From: Stuart M. <stu...@st...> - 2003-02-28 01:28:52
|
Hi David On Thu, 27 Feb 2003 17:41:44 +1000 da...@sn... wrote: > I found a bug today in the fast SH4 memcpy that Stuart Menefy graciously > wrote for us :-). All I can say is nuts, and sorry! I had a suspicion that there was still a lurking problem, as using this memcpy instead of glibc's memcpy caused bash to generate some strange errors after a while. However I was never able to pin down the circumstances. Before I could investigate further I got diverted onto some other work. I thought I'd run through all possible tests before releasing this, but you found one I'd missed. As soon as I added your size and alignments to my test code it spotted it as well. I've now given up on testing only selected alignments, and am doing exhaustive tests! > Attached is a patch, and the changed original just in case. I would > appreciate any feedback on the correctness/speed implications.
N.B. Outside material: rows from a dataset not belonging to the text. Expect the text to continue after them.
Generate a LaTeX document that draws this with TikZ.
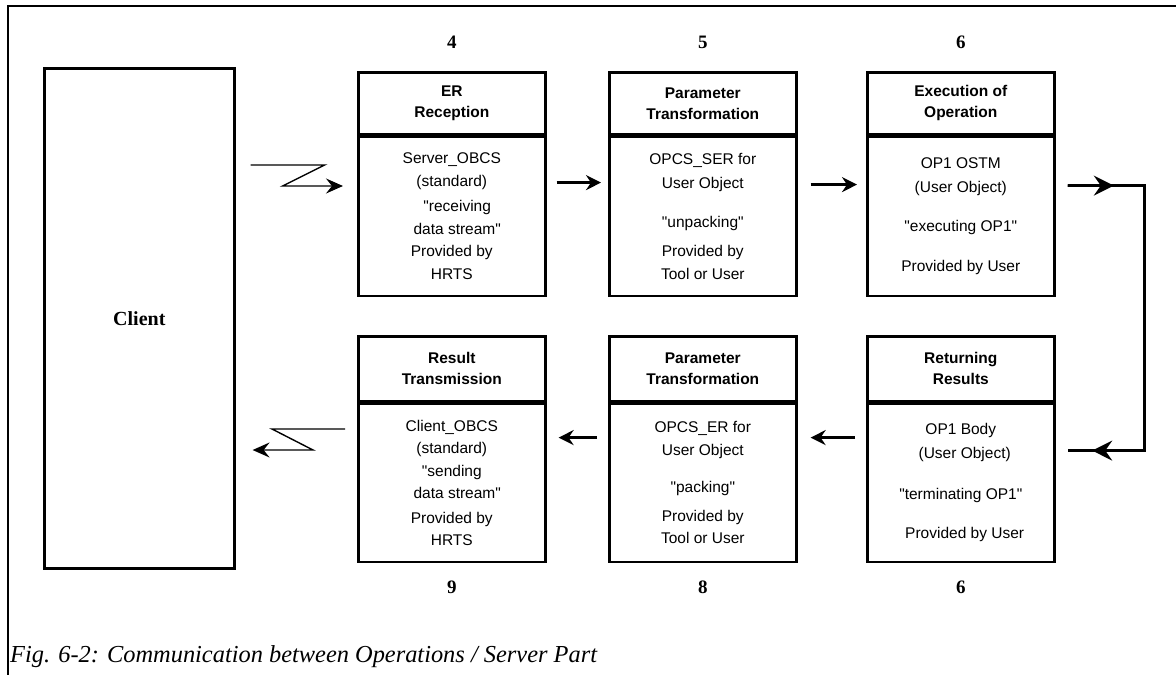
\documentclass[tikz,border=0pt]{standalone}
\usepackage{fontspec}
\setmainfont{Liberation Serif}
\setsansfont{Liberation Sans}
\usetikzlibrary{arrows.meta,calc}
\newcommand{\dq}{\textquotedbl}

\begin{document}
\begin{tikzpicture}[x=1pt,y=-1pt,
  hdr/.style={draw,line width=2.6pt,minimum width=187pt,inner sep=0pt,
    align=center,font=\sffamily\bfseries\fontsize{15.5}{21}\selectfont},
  bodybox/.style={draw,line width=2.6pt,minimum width=187pt,inner sep=0pt,
    align=center,font=\sffamily\fontsize{15.5}{22.5}\selectfont},
  stepnum/.style={font=\bfseries\fontsize{19}{22}\selectfont},
  arr/.style={line width=2.4pt,-{Stealth[length=15pt,width=15pt,inset=5pt]}},
  zz/.style={line width=1.4pt,-{Stealth[length=17pt,width=15pt,inset=6pt]}},
  loop/.style={line width=2.4pt},
  midhead/.style={line width=2.4pt,-{Stealth[length=20pt,width=20pt,inset=7pt]}}]

\useasboundingbox (0,0) rectangle (1176,675);

% outer frame
\draw[line width=2pt] (1176,6) -- (8,6) -- (8,675);

% client
\node[draw,line width=2.6pt,minimum width=190pt,minimum height=500pt,
  anchor=north west,font=\bfseries\fontsize{20}{24}\selectfont] (client) at (43,67) {Client};

% upper row
\node[hdr,minimum height=62pt,anchor=north west] (er-h) at (357,71) {ER\\Reception};
\node[bodybox,minimum height=159pt,anchor=north] (er-b) at (er-h.south)
  {Server\_OBCS\\(standard)\\[3pt]\hspace*{0.7em}\dq receiving\\\hspace*{0.7em}data stream\dq\\Provided by\\HRTS};

\node[hdr,minimum height=62pt,anchor=north west] (pt-h) at (608,71) {Parameter\\Transformation};
\node[bodybox,minimum height=159pt,anchor=north] (pt-b) at (pt-h.south)
  {OPCS\_SER for\\[1.5pt]User Object\\[16.5pt]\dq unpacking\dq\\[6.5pt]Provided by\\Tool or User};

\node[hdr,minimum height=62pt,anchor=north west] (ex-h) at (866,71) {Execution of\\Operation};
\node[bodybox,minimum height=159pt,anchor=north] (ex-b) at (ex-h.south)
  {OP1 OSTM\\[1.5pt](User Object)\\[16.5pt]\dq executing OP1\dq\\[17.5pt]Provided by User};

% lower row
\node[hdr,minimum height=65pt,anchor=north west] (rt-h) at (357,335) {Result\\Transmission};
\node[bodybox,minimum height=158pt,anchor=north] (rt-b) at (rt-h.south)
  {Client\_OBCS\\(standard)\\\dq sending\\\hspace*{0.7em}data stream\dq\\[2pt]Provided by\\HRTS};

\node[hdr,minimum height=65pt,anchor=north west] (pp-h) at (608,335) {Parameter\\Transformation};
\node[bodybox,minimum height=158pt,anchor=north] (pp-b) at (pp-h.south)
  {OPCS\_ER for\\User Object\\[15pt]\dq packing\dq\\[6pt]Provided by\\Tool or User};

\node[hdr,minimum height=65pt,anchor=north west] (rr-h) at (866,335) {Returning\\Results};
\node[bodybox,minimum height=158pt,anchor=north] (rr-b) at (rr-h.south)
  {OP1 Body\\[1.5pt]\hspace*{0.5em}(User Object)\\[18pt]\dq terminating OP1\dq\\[17pt]\hspace*{0.5em}Provided by User};

% step numbers
\node[stepnum] (n4) at (er-h.north |- 0,42) {4};
\node[stepnum] (n5) at (pt-h.north |- 0,42) {5};
\node[stepnum] (n6a) at (ex-h.north |- 0,42) {6};
\node[stepnum] (n9) at (rt-b.south |- 0,587) {9};
\node[stepnum] (n8) at (pp-b.south |- 0,587) {8};
\node[stepnum] (n6b) at (rr-b.south |- 0,587) {6};

% forward flow
\draw[arr] ([shift={(10,47)}]er-b.north east) -- ([shift={(-7,47)}]pt-b.north west);
\draw[arr] ([shift={(13,49)}]pt-b.north east) -- ([shift={(-9,49)}]ex-b.north west);

% return loop on the right
\coordinate (lp1) at ([shift={(12,50)}]ex-b.north east);
\coordinate (lp2) at ([shift={(89,50)}]ex-b.north east);
\coordinate (lp3) at ([shift={(89,48)}]rr-b.north east);
\coordinate (lp4) at ([shift={(12,48)}]rr-b.north east);
\draw[loop,line join=miter] (lp1) -- (lp2) -- (lp3) -- (lp4);
\draw[midhead] (lp1) -- ($(lp1)!0.6!(lp2)$);
\draw[midhead] (lp3) -- ($(lp3)!0.68!(lp4)$);

% backward flow
\draw[arr] ([shift={(-11,35)}]rr-b.north west) -- ([shift={(13,35)}]pp-b.north east);
\draw[arr] ([shift={(-11,35)}]pp-b.north west) -- ([shift={(12,35)}]rt-b.north east);

% network links to and from the client
\draw[zz,line join=miter] ([shift={(15,98)}]client.north east) -- ++(74,0) -- ++(-42,21)
  -- ([shift={(-14,115)}]er-h.north west);
\draw[zz,line join=miter] ([shift={(-12,94)}]rt-h.north west) -- ++(-73,0) -- ++(41,21)
  -- ([shift={(17,383)}]client.north east);

% caption
\node[anchor=west,inner sep=0pt,font=\itshape\fontsize{24.4}{28}\selectfont] (cap) at (10,657)
  {Fig. 6-2: Communication between Operations / Server Part};
\end{tikzpicture}
\end{document}
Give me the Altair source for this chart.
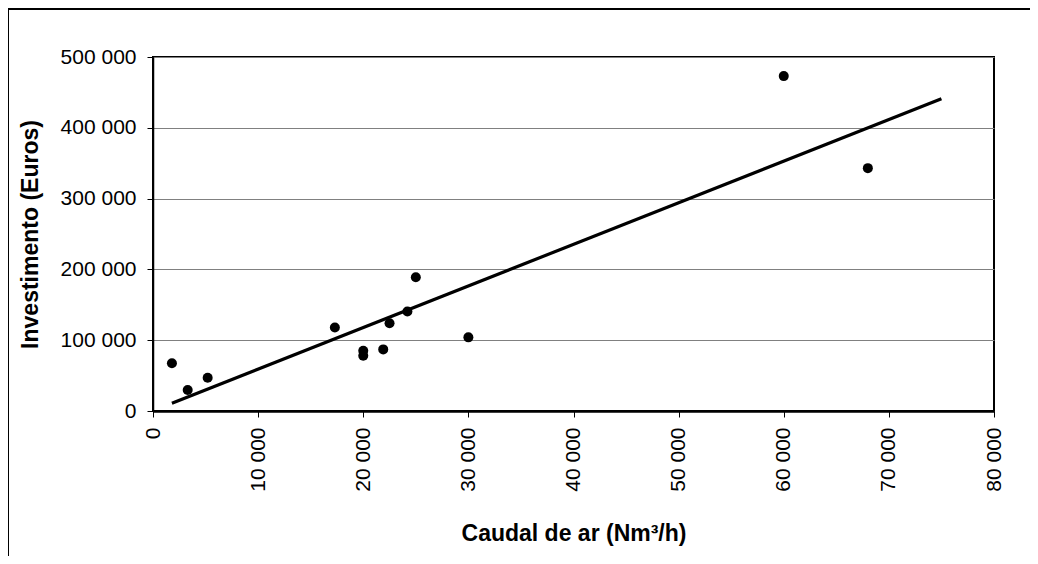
import altair as alt
import pandas as pd

# data
caudal = [1800, 3300, 5200, 17300, 20000, 20000, 21900, 22500, 24200, 25000, 30000, 60000, 68000]
investimento = [67500, 29700, 47000, 118000, 85000, 78000, 87000, 124000, 140500, 189000, 104000, 473000, 343000]
trend_x = [1800, 75000]
trend_y = [11000, 441000]
x_ticks = [0, 10000, 20000, 30000, 40000, 50000, 60000, 70000, 80000]
y_ticks = [0, 100000, 200000, 300000, 400000, 500000]

pts = pd.DataFrame({"x": caudal, "y": investimento})
trend = pd.DataFrame({"x": trend_x, "y": trend_y})

W, H = 841, 354
PAD = {"left": 145, "top": 49, "right": 36, "bottom": 145}
FONT = "Liberation Sans"
label_expr = "replace(format(datum.value, ','), ',', ' ')"

xscale = alt.Scale(domain=[0, 80000], nice=False, zero=True)
yscale = alt.Scale(domain=[0, 500000], nice=False, zero=True)

xaxis = alt.Axis(
    values=x_ticks, labelExpr=label_expr, labelAngle=-90, labelFont=FONT,
    labelFontSize=21, labelColor="black", labelPadding=10,
    tickSize=6, tickColor="black", tickWidth=1,
    domainColor="black", domainWidth=2.5, grid=False,
    title="Caudal de ar (Nm³/h)", titleFont=FONT, titleFontSize=23,
    titleFontWeight="bold", titleColor="black", titleY=129,
    titleBaseline="alphabetic",
)
yaxis = alt.Axis(
    values=y_ticks, labelExpr=label_expr, labelFont=FONT, labelFontSize=21,
    labelColor="black", labelPadding=11, tickSize=6, tickColor="black",
    tickWidth=1, domainColor="black", domainWidth=1.5,
    grid=True, gridColor="#808080", gridWidth=1,
    title="Investimento (Euros)", titleFont=FONT, titleFontSize=23,
    titleFontWeight="bold", titleColor="black", titleX=-116, titleY=H / 2,
    titleBaseline="alphabetic", titleAngle=270, titleAlign="center",
)

frame = alt.Chart(alt.Data(values=[{"a": 1}])).mark_rect(
    fill=None, stroke="black", strokeWidth=2
).encode(
    x=alt.value(-PAD["left"]), x2=alt.value(W + PAD["right"] + 20),
    y=alt.value(-PAD["top"] + 1), y2=alt.value(H + PAD["bottom"] + 20),
)

points = alt.Chart(pts).mark_circle(size=100, color="black", opacity=1).encode(
    x=alt.X("x:Q", scale=xscale, axis=xaxis),
    y=alt.Y("y:Q", scale=yscale, axis=yaxis),
)

line = alt.Chart(trend).mark_line(color="black", strokeWidth=3.2).encode(
    x=alt.X("x:Q", scale=xscale),
    y=alt.Y("y:Q", scale=yscale),
)

chart = alt.layer(frame, points, line).properties(
    width=W, height=H,
    autosize=alt.AutoSizeParams(type="none"),
    padding=PAD,
    background="white",
).configure_view(stroke="black", strokeWidth=2)

chart.save("out.html", embed_options={"renderer": "svg", "actions": False})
I ran > it through an extensive alignment/boundary case test without any problems > and it fixed my original crash :-) Once I had a test case to throw at it, I fixed it independently, and came up with an almost identical fix, a copy of which is attached. Either will fix it, and I can't see any correctness problems with either. Performance wise, they are identical: both add one cycle. The only way I can see of avoiding the extra test is to use the byte at a time copy for remaining lengths 4 to 7. Best case (4 bytes left) this would increase the time from 12 cycles to 19, so I don't think its worth it to save one cycle in the 8 to 31 case, which will take a minimum of 15 cycles anyway (timings from the 1: label to ret instr). So thank you for all the hard work you must have put in tracking this down, and sorry again. Stuart |